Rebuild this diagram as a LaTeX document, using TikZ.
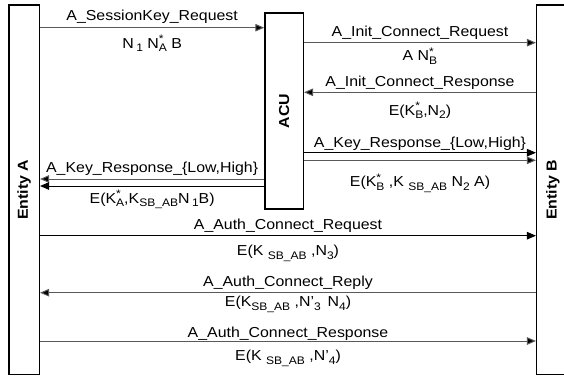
\documentclass[tikz,border=0pt]{standalone}
\usepackage{fontspec}
\setmainfont{Liberation Sans}[FakeStretch=1.1]
\usepackage{tikz}
\usetikzlibrary{arrows.meta, positioning}

\newcommand{\lo}[1]{\raisebox{-3.5bp}{\fontsize{11}{11}\selectfont #1}}
\newcommand{\hilo}[2]{\makebox[0pt][l]{\raisebox{5.5bp}{\fontsize{11}{11}\selectfont #1}}\lo{#2}}

\tikzset{
    entity/.style={draw=black, line width=1.5bp, fill=white, inner sep=0pt},
    msg/.style={line width=1bp, draw=black!65, -{Triangle[length=9bp, width=7.5bp, fill=black]}},
    lbl/.style={anchor=base, inner sep=0pt, font=\fontsize{14.5}{17}\selectfont},
    boxtext/.style={rotate=90, font=\fontsize{14.5}{17}\selectfont\bfseries}
}

\begin{document}
\begin{tikzpicture}[x=1bp, y=-1bp]
        \useasboundingbox (0,0) rectangle (564,378);

        \node[entity, minimum width=30.3bp, minimum height=369.5bp] (entA) at (24.15,189.75) {};
        \node[entity, minimum width=38.3bp, minimum height=196bp] (acu) at (284.15,111) {};
        \node[entity, minimum width=32.3bp, minimum height=369.5bp] (entB) at (552.85,189.75) {};

        \node[boxtext] (labA) at (entA.center) {Entity A};
        \node[boxtext] (labACU) at (acu.center) {ACU};
        \node[boxtext] (labB) at (entB.center) {Entity B};

        % A -> ACU
        \draw[msg] (entA.east |- 0,27.7) -- node[lbl, yshift=7bp] {A\_SessionKey\_Request} node[lbl, yshift=-20.6bp] {N\,\lo{1} N\hilo{*}{A} B} (acu.west |- 0,27.7);

        % ACU <-> B
        \draw[msg] (acu.east |- 0,42.7) -- node[lbl, yshift=6bp] {A\_Init\_Connect\_Request} node[lbl, yshift=-18bp] {A N\hilo{*}{B}} (entB.west |- 0,42.7);
        \draw[msg] (entB.west |- 0,92.3) -- node[lbl, yshift=5.6bp] {A\_Init\_Connect\_Response} node[lbl, yshift=-22.7bp] {E(K\hilo{*}{B},N\lo{2})} (acu.east |- 0,92.3);

        % key response, both ways
        \draw[msg, draw=black] (acu.east |- 0,152.7) -- node[lbl, yshift=5.4bp] {A\_Key\_Response\_\{Low,High\}} (entB.west |- 0,152.7);
        \draw[msg] (acu.east |- 0,160.3) -- node[lbl, yshift=-26.4bp] {E(K\hilo{*}{B} ,K \lo{SB\_AB} N\lo{2} A)} (entB.west |- 0,160.3);
        \draw[msg] (acu.west |- 0,179) -- node[lbl, yshift=6.3bp] {A\_Key\_Response\_\{Low,High\}} (entA.east |- 0,179);
        \draw[msg, draw=black] (acu.west |- 0,186) -- node[lbl, yshift=-17bp] {E(K\hilo{*}{A},K\lo{SB\_AB}N\,\lo{1}B)} (entA.east |- 0,186);

        % A <-> B
        \draw[msg, draw=black] (entA.east |- 0,235.7) -- node[lbl, yshift=6bp] {A\_Auth\_Connect\_Request} node[lbl, yshift=-20bp] {E(K \lo{SB\_AB} ,N\lo{3})} (entB.west |- 0,235.7);
        \draw[msg] (entB.west |- 0,292.7) -- node[lbl, yshift=6.4bp] {A\_Auth\_Connect\_Reply} node[lbl, yshift=-14bp] {E(K\lo{SB\_AB} ,N'\lo{3}\, N\lo{4})} (entA.east |- 0,292.7);
        \draw[msg] (entA.east |- 0,341) -- node[lbl, yshift=3.7bp] {A\_Auth\_Connect\_Response} node[lbl, yshift=-19.7bp] {E(K \lo{SB\_AB} ,N'\lo{4})} (entB.west |- 0,341);
    \end{tikzpicture}
\end{document}
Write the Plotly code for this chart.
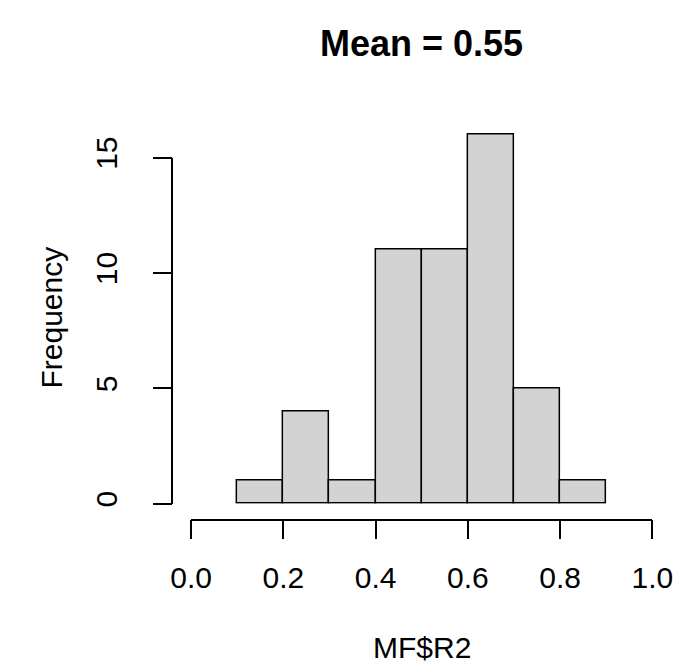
import plotly.graph_objects as go

# ---- data ----
bin_edges = [0.1, 0.2, 0.3, 0.4, 0.5, 0.6, 0.7, 0.8, 0.9]
counts = [1, 4, 1, 11, 11, 16, 5, 1]
x_ticks = [0.0, 0.2, 0.4, 0.6, 0.8, 1.0]
x_tick_labels = ["0.0", "0.2", "0.4", "0.6", "0.8", "1.0"]
y_ticks = [0, 5, 10, 15]
y_tick_labels = ["0", "5", "10", "15"]
title_text = "Mean = 0.55"
x_label = "MF$R2"
y_label = "Frequency"

centers = [(a + b) / 2 for a, b in zip(bin_edges[:-1], bin_edges[1:])]
widths = [b - a for a, b in zip(bin_edges[:-1], bin_edges[1:])]

W, H = 696, 667
FONT = "Liberation Sans, Arial, Helvetica, sans-serif"


def px(x):
    return x / W


def py(y):
    return 1 - y / H


fig = go.Figure()
fig.add_trace(go.Bar(
    x=centers, y=counts, width=widths,
    marker=dict(color="#D3D3D3", line=dict(color="black", width=1.5)),
    xaxis="x", yaxis="y", showlegend=False, hoverinfo="x+y",
))
# empty trace to host the visible R-style axes
fig.add_trace(go.Scatter(x=[], y=[], xaxis="x2", yaxis="y2",
                         showlegend=False, hoverinfo="skip"))

x_dom = [px(181), px(672)]
axis_line = dict(showline=True, linecolor="black", linewidth=1.5,
                 ticks="outside", ticklen=19, tickwidth=1.5, tickcolor="black",
                 showgrid=False, zeroline=False,
                 tickfont=dict(family=FONT, size=30, color="black"))

fig.update_layout(
    width=W, height=H,
    margin=dict(l=0, r=0, t=0, b=0),
    paper_bgcolor="white", plot_bgcolor="rgba(0,0,0,0)",
    bargap=0,
    xaxis=dict(domain=x_dom, range=[0, 1], visible=False, fixedrange=True),
    yaxis=dict(domain=[py(501.5), py(94)], range=[0, 17], visible=False, fixedrange=True),
    xaxis2=dict(domain=x_dom, range=[0, 1], anchor="free", position=py(518),
                tickmode="array", tickvals=x_ticks, ticktext=x_tick_labels,
                ticklabelstandoff=13, fixedrange=True, **axis_line),
    yaxis2=dict(domain=[py(501.5), py(142)], range=[0, 15], anchor="free", position=px(161),
                tickmode="array", tickvals=y_ticks, ticktext=y_tick_labels,
                tickangle=-90, ticklabelstandoff=24, fixedrange=True, **axis_line),
    annotations=[
        dict(text="<b>" + title_text + "</b>", x=px(426.5), y=py(23.5),
             xref="paper", yref="paper", xanchor="center", yanchor="middle",
             showarrow=False, font=dict(family=FONT, size=36, color="black")),
        dict(text=x_label, x=px(426.5), y=py(651),
             xref="paper", yref="paper", xanchor="center", yanchor="middle",
             showarrow=False, font=dict(family=FONT, size=30, color="black")),
        dict(text=y_label, x=px(32), y=py(308), textangle=-90,
             xref="paper", yref="paper", xanchor="center", yanchor="middle",
             showarrow=False, font=dict(family=FONT, size=30, color="black")),
    ],
)

fig.write_html(
    "out.html",
    config={"displayModeBar": False},
    post_script="document.body.style.margin='0';document.body.style.overflow='hidden';",
)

▸ EXERCISE: Count how many lines include the string "this". Nothing but the number is needed.

▸ ANSWER IN FULL: 2